Java has no such facility (only named variables and members can be used as LValues, everything else requires a setter). This makes the language syntax simple, but it makes extended types hard to use.

Perl has a concept I think we might use, and that is to declare function returns as LValues, in which case the return must refer to an LValue within the function context. Though in Perl's case they wish to fix some problems arising from this.

Support

So the question is which of those forms do we wish to support and furthermore should such support be hardcoded or should the language in general allow extended LValue definitions.

The only forms which we don't want to support are the explicit pointer and reference forms of C/C++. The other forms we basically wish to support as native syntax (otherwise compound types become hard to use).

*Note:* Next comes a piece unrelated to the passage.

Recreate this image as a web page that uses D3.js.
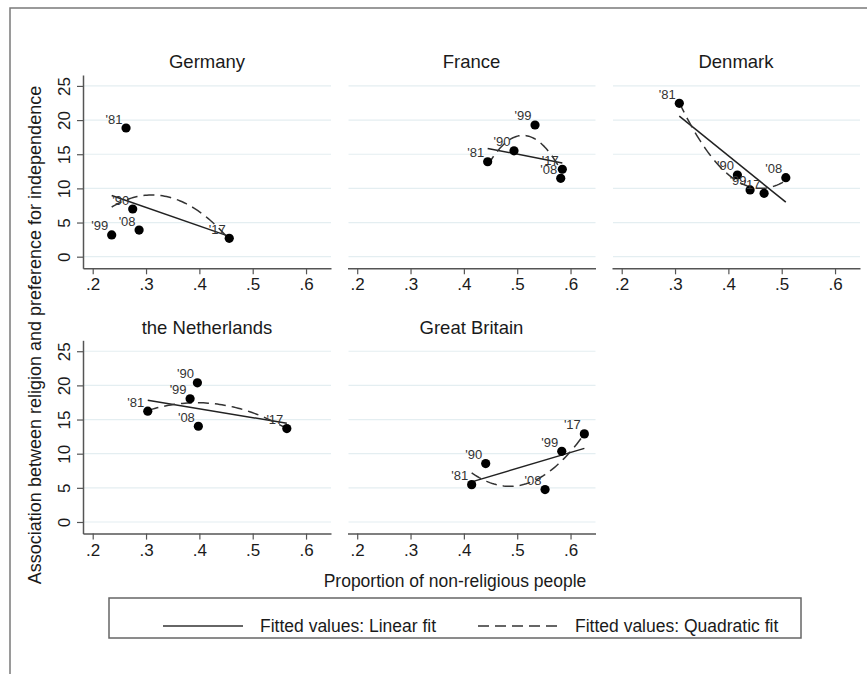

As an extension to this question we also need to consider whether types can intercept assignment to one of their members, which in effect becomes similar to functions returning LValues.

LValue Type

One option we have to be generic and consistent is to create an explicit LValue type, but rather than defining it is a pointer, we define it is a function which takes a single argument and has no returns. In this case we have that every assignment/reference is actually a call to this function, in this fashion all the fundamental types work as expected and the extended types can provide useful functionality with controlled accessors.

In this fashion we need only two fundamental LValue uses, one for assignment and one for reference. (Though in practice several other fundamental types will be implemented specifically).